With some needed time off over the holidays, I stumbled upon Season 2, and the binge watching began. I have to admit that I was intrigued by the series for several reasons. Of course, the uniqueness of the monarchy, its history, the architecture and drama all led my interest. However, the PR practitioner inside of me noticed something different that kept me glued to the television. Almost every episode involved the queen’s press secretary providing counsel on how the monarchy should respond to press inquiries and manage its reputation.
Episode 5, “Marionettes,” is the one that really locked me into this theme of studying how the queen’s press secretary – at the time Michael Adeane – would provide counsel to “Her Majesty.”
In the episode, a young conservative member of the House of Lords named Lord Altrincham, who was also a writer for a local newspaper, criticized the queen in an article for how she addressed the British people during a public speech that was televised throughout the United Kingdom.
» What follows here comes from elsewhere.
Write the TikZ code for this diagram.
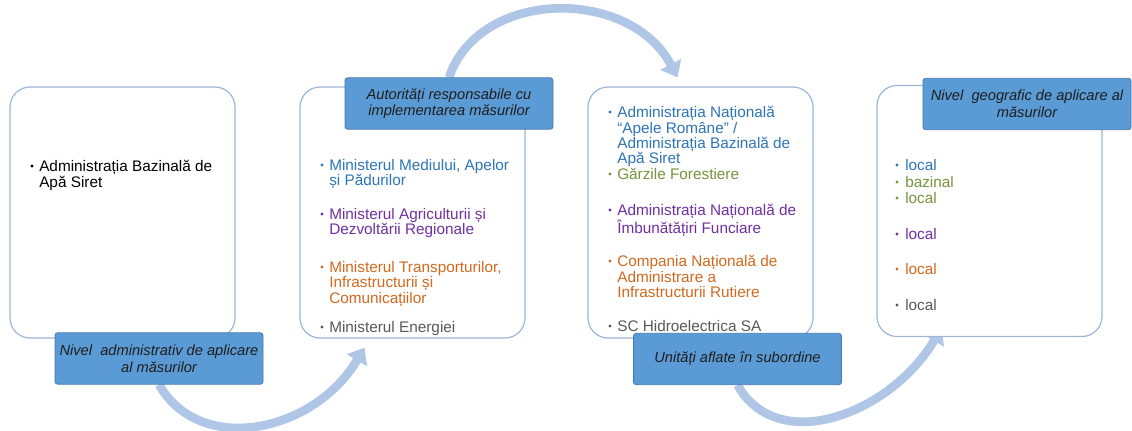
\documentclass[tikz,border=0pt]{standalone}
\usepackage{fontspec}
\setmainfont{Liberation Sans}
\usetikzlibrary{arrows.meta,calc}
\definecolor{tblue}{HTML}{2E75B6}
\definecolor{tgreen}{HTML}{77933C}
\definecolor{tpurple}{HTML}{7030A0}
\definecolor{torange}{HTML}{D2691E}
\definecolor{tgray}{HTML}{595959}
\definecolor{boxline}{HTML}{9DB5D6}
\definecolor{arrowc}{HTML}{AFC6E6}
\definecolor{labfill}{HTML}{5B9BD5}
\definecolor{labline}{HTML}{4677AE}
\definecolor{labtext}{HTML}{1E1E1E}
\pgfdeclarelayer{bg}
\pgfsetlayers{bg,main}
\tikzset{
  panel/.style={draw=boxline, line width=0.9pt, fill=white, rounded corners=15pt,
    minimum width=168.75pt, minimum height=188.25pt, inner sep=0pt},
  lab/.style={draw=labline, line width=0.6pt, fill=labfill, rounded corners=2pt,
    minimum width=156pt, minimum height=38.5pt, inner sep=1pt, align=center,
    text=labtext, font=\fontsize{11}{12.5}\selectfont\itshape},
  itemtext/.style={anchor=north west, inner sep=0pt, align=left,
    font=\fontsize{11.5}{11.6}\selectfont, execute at begin node=\strut},
  bul/.style={circle, inner sep=0pt, minimum size=2.5pt},
  flow/.style={draw=arrowc, line width=6.5pt,
    -{Triangle[length=11pt,width=17pt]}}
}
\begin{document}
\begin{tikzpicture}[x=0.75pt,y=-0.75pt]
\useasboundingbox (0,0) rectangle (1132,430);

% panels
\node[panel] (b1) at (122.5,212.5) {};
\node[panel] (b2) at (412.5,212.5) {};
\node[panel] (b3) at (700.5,212.5) {};
\node[panel] (b4) at (989.5,211) {};

% labels
\node[lab] (l1) at (159,358.5) {Nivel\ \ administrativ de aplicare\\al măsurilor};
\node[lab] (l2) at (449,103.5) {Autorități responsabile cu\\implementarea măsurilor};
\node[lab] (l3) at (737.5,359) {Unități aflate în subordine};
\node[lab] (l4) at (1027,104) {Nivel\ \ geografic de aplicare al\\măsurilor};

% arrows
\begin{pgfonlayer}{bg}
\draw[flow] (l1.south) .. controls +(41,72) and +(-50,85) .. ($(b2.south west)+(65,9)$);
\draw[flow] (l2.north) .. controls +(31,-90) and +(-47,-90) .. ($(b3.north)+(-23,-9)$);
\draw[flow] (l3.south) .. controls +(41,72) and +(-50,85) .. ($(b4.south west)+(65,-9)$);
\end{pgfonlayer}

% box 1
\node[bul, fill=black] (d11) at (32,166) {};
\node[itemtext, text=black] (t11) at (39,160) {Administrația Bazinală de\\Apă Siret};

% box 2
\node[bul, fill=tblue] (d21) at (322,165) {};
\node[itemtext, text=tblue] (t21) at (329,159) {Ministerul Mediului, Apelor\\și Pădurilor};
\node[bul, fill=tpurple] (d22) at (322,214) {};
\node[itemtext, text=tpurple] (t22) at (329,208) {Ministerul Agriculturii și\\Dezvoltării Regionale};
\node[bul, fill=torange] (d23) at (322,267) {};
\node[itemtext, text=torange] (t23) at (329,261) {Ministerul Transporturilor,\\Infrastructurii și\\Comunicațiilor};
\node[bul, fill=tgray] (d24) at (322,327) {};
\node[itemtext, text=tgray] (t24) at (329,321) {Ministerul Energiei};

% box 3
\node[bul, fill=tblue] (d31) at (610,112) {};
\node[itemtext, text=tblue] (t31) at (617,106) {Administrația Națională\\“Apele Române” /\\Administrația Bazinală de\\Apă Siret};
\node[bul, fill=tgreen] (d32) at (610,174) {};
\node[itemtext, text=tgreen] (t32) at (617,168) {Gărzile Forestiere};
\node[bul, fill=tpurple] (d33) at (610,210) {};
\node[itemtext, text=tpurple] (t33) at (617,204) {Administrația Națională de\\Îmbunătățiri Funciare};
\node[bul, fill=torange] (d34) at (610,261) {};
\node[itemtext, text=torange] (t34) at (617,255) {Compania Națională de\\Administrare a\\Infrastructurii Rutiere};
\node[bul, fill=tgray] (d35) at (610,326) {};
\node[itemtext, text=tgray] (t35) at (617,320) {SC Hidroelectrica SA};

% box 4
\node[bul, fill=tblue] (d41) at (897,165) {};
\node[itemtext, text=tblue] (t41) at (905,159) {local};
\node[bul, fill=tgreen] (d42) at (897,182) {};
\node[itemtext, text=tgreen] (t42) at (905,176) {bazinal};
\node[bul, fill=tgreen] (d43) at (897,198) {};
\node[itemtext, text=tgreen] (t43) at (905,192) {local};
\node[bul, fill=tpurple] (d44) at (897,234) {};
\node[itemtext, text=tpurple] (t44) at (905,228) {local};
\node[bul, fill=torange] (d45) at (897,269) {};
\node[itemtext, text=torange] (t45) at (905,263) {local};
\node[bul, fill=tgray] (d46) at (897,305) {};
\node[itemtext, text=tgray] (t46) at (905,299) {local};
\end{tikzpicture}
\end{document}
Despite later being punched in the face by one of the queen’s supporters following a TV interview where he made his case for the queen’s mistakes, Lord Altrincham was invited to meet with Queen Elizabeth to provide insight into his criticism.
In a turn of events, the queen’s press secretary actually wasn’t the one in this episode providing the PR counsel. It was Lord Altrincham. In a humbleness required by a face-to-face meeting with the queen, he asked her to modernize the monarchy and be more in tune with the people. One of the results was a 1957 televised Christmas address – an activity that the Netflix episode portrayed Queen Elizabeth as being very uncomfortable doing. During the address, she makes the following comment:
“It’s inevitable that I should seem a rather remote figure to many of you… who never really touches your personal lives. But now, at least for a few minutes, I welcome you to the peace of my own home.”
“In the end, almost all of Lord Altrincham’s proposed changes to the monarchy were implemented,” closing credits of Episode 5, “Marionettes,” read. “The palace later conceded that Lord Altrincham did as much as anyone in the 20th century to help the monarchy.”
So, what’s the takeaway from this?
For our team at Commonwealth PR, it’s an example that we need to help our clients listen to their customers, constituents, employees, and anyone else who has an interest in what they do. Having an attitude of, “It’s the way we have always done it,” doesn’t always work. It’s a sign that the media still has a way of getting their attention, and we should be ready to respond.
Now, if I could only get invited to Buckingham Palace to visit the queen.